Maldives launches Thomas Cook collapse impact assessment

An assessment has been launched to determine the impact of British tour operator Thomas Cook’s collapse on the Maldives’ tourism industry, the island nation’s government announced Wednesday.

Tourism minister Ali Waheed told journalists that a joint assessment with the economic and finance ministries is being conducted to determine any potential impact of Thomas Cook’s collapse on the Maldives’ main economic activity. Challenges faced by local travel companies will also be assessed, he added.

“Thomas Cook had been a major player in the Maldives’ tourism industry and its collapse will definitely affect our industry. But we are taking this as an opportunity and we’re prepared to do what’s necessary to mitigate any damage,” the minister said.

“We’ve met with officials from Thomas Cook as well to get a clear understanding of the situation. We’re confident that we can turn this around and ensure that our industry partners do not suffer.”

The Maldivian authorities have put in place necessary measures, including a dedicated help desk, at the country’s main Velana International Airport to ease the situation for holidaymakers waiting to return home. Efforts are being made to provide food, assistance and accommodation.

Minister Waheed noted that assistance has been provided to some 804 tourists in Maldives affected by Thomas Cook’s collapse. More tourists booked via Thomas Cook are expected to arrive in the Maldives over the next 24 hours as well, he added.

The minister stressed that the Maldives will not send away any tourist. Accommodation had been arranged at the airport transit hotel for those needing it, whilst several resorts have provided complimentary holiday packages to some affected by the situation, he said.

“The Maldives is known for its warm hospitality. We will work with our industry partners to accommodate any and all tourists affected by this unfortunate situation. I’ve personally met some who were devastated because of this situation,” the minister said.

“Some tourists have been offered discounted packages as well.
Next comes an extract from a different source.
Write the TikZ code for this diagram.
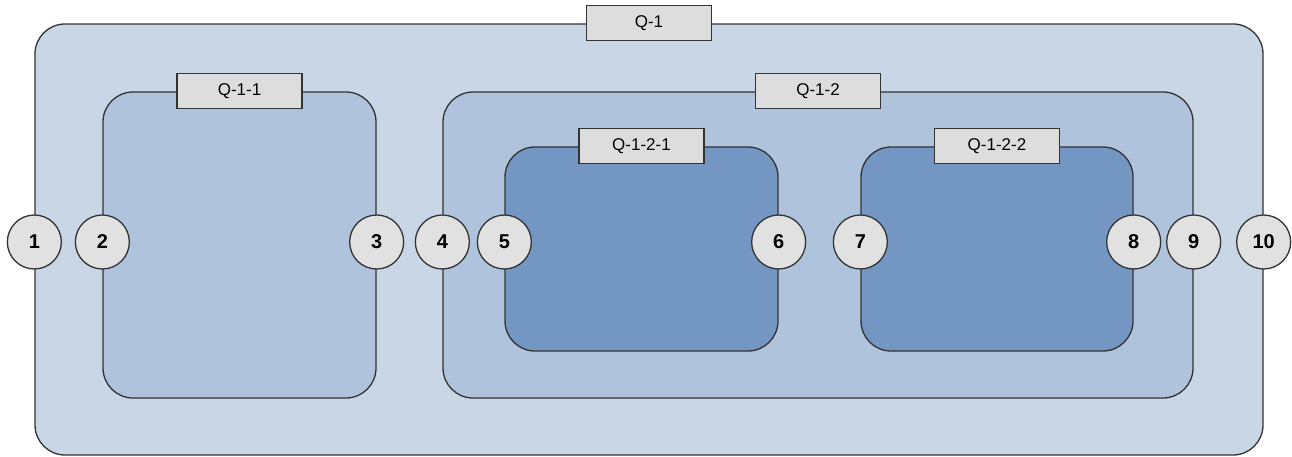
\documentclass[tikz,border=0pt]{standalone}
\usepackage{fontspec}
\setmainfont{Liberation Sans}
\usetikzlibrary{positioning,calc}

\definecolor{paleblue}{HTML}{C9D6E6}
\definecolor{midblue}{HTML}{AFC3DC}
\definecolor{deepblue}{HTML}{7396C2}
\definecolor{taggray}{HTML}{DDDDDD}
\definecolor{portgray}{HTML}{E1E1E1}
\definecolor{edgegray}{HTML}{333333}

\begin{document}
\begin{tikzpicture}[x=1pt, y=-1pt, line width=1.3pt,
  container/.style={draw=edgegray, rounded corners=30pt, inner sep=0pt},
  tag/.style={draw=edgegray, fill=taggray, minimum width=125pt, minimum height=35pt,
    inner sep=0pt, font=\fontsize{17}{17}\selectfont},
  port/.style={circle, draw=edgegray, fill=portgray, minimum size=54pt, inner sep=0pt,
    font=\bfseries\fontsize{20}{20}\selectfont}]

  % Page size
  \useasboundingbox (0,0) rectangle (1292,457);

  % Containers
  \node[container, fill=paleblue, minimum width=1228pt, minimum height=431pt] (q1) at (649,239.5) {};
  \node[container, fill=midblue, minimum width=273pt, minimum height=306pt] (q11) at (239.5,245) {};
  \node[container, fill=midblue, minimum width=750pt, minimum height=306pt] (q12) at (818,245) {};
  \node[container, fill=deepblue, minimum width=273pt, minimum height=204pt] (q121) at (641.5,249) {};
  \node[container, fill=deepblue, minimum width=272pt, minimum height=204pt] (q122) at (997,249) {};

  % Name tags on the top edges
  \foreach \cname/\txt in {q1/Q-1, q11/Q-1-1, q12/Q-1-2, q121/Q-1-2-1, q122/Q-1-2-2} {
    \node[tag] (tag-\cname) at (\cname.north) {\txt};
  }

  % Numbered ports on the side edges
  \coordinate (portrow) at (0,242);
  \foreach \cname/\side/\num in {q1/west/1, q11/west/2, q11/east/3, q12/west/4, q121/west/5,
      q121/east/6, q122/west/7, q122/east/8, q12/east/9, q1/east/10} {
    \node[port] (p\num) at (\cname.\side |- portrow) {\num};
  }

\end{tikzpicture}
\end{document}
We’re doing everything possible to ensure that the Maldivian holiday experience that people the world over had come to enjoy and love.”

Thomas Cook’s 178-year existence of came to an end on Monday after the British travel firm failed to find private investment to keep it afloat, affecting thousands of holidaymakers.

The UK’s Civil Aviation Authority (CAA) is co-ordinating the repatriation, the biggest in peacetime, after the tour operator “ceased trading with immediate effect”. UK authorities hope to get some 16,000 holidaymakers back home on chartered flights.

Thomas Cook had secured a £900m rescue deal led by its largest shareholder Chinese firm Fosun in August, but a recent demand from its lending banks to raise a further £200m in contingency funding had put the deal in doubt.

The holiday company had spent all Sunday in talks with lenders trying to secure the additional funding and salvage the deal, but to no avail.

Its plea for government aid was also rejected.

Customers on a package holiday have Atol protection – a fund paid for through industry levies – which will cover the cost of their holiday and repatriation.

Thomas Cook has blamed a series of issues for its problems including political unrest in holiday destinations such as Turkey, last summer’s prolonged heatwave and customers delaying booking holidays because of Brexit.

But the firm has also faced fierce competition from online travel agents and low-cost airlines.

In addition, many holidaymakers are putting together their own holidays and not using travel agents.

Thomas Cook had been one of the leading European tour operators to the Maldives, with the firm heavily contributing to the growth of the UK market in Maldives’ tourism.

The latest official figures released by the Maldives’ tourism ministry put the UK at the fourth position amongst the top source markets to the Maldives with a marketshare of 7.4 per cent. Visitor numbers from the UK saw an increase of 11.1 per cent to reach 73,262 during the first seven months of the year.

Thomas Cook also runs a resort on the island of Eriyadu under its “smartline” brand.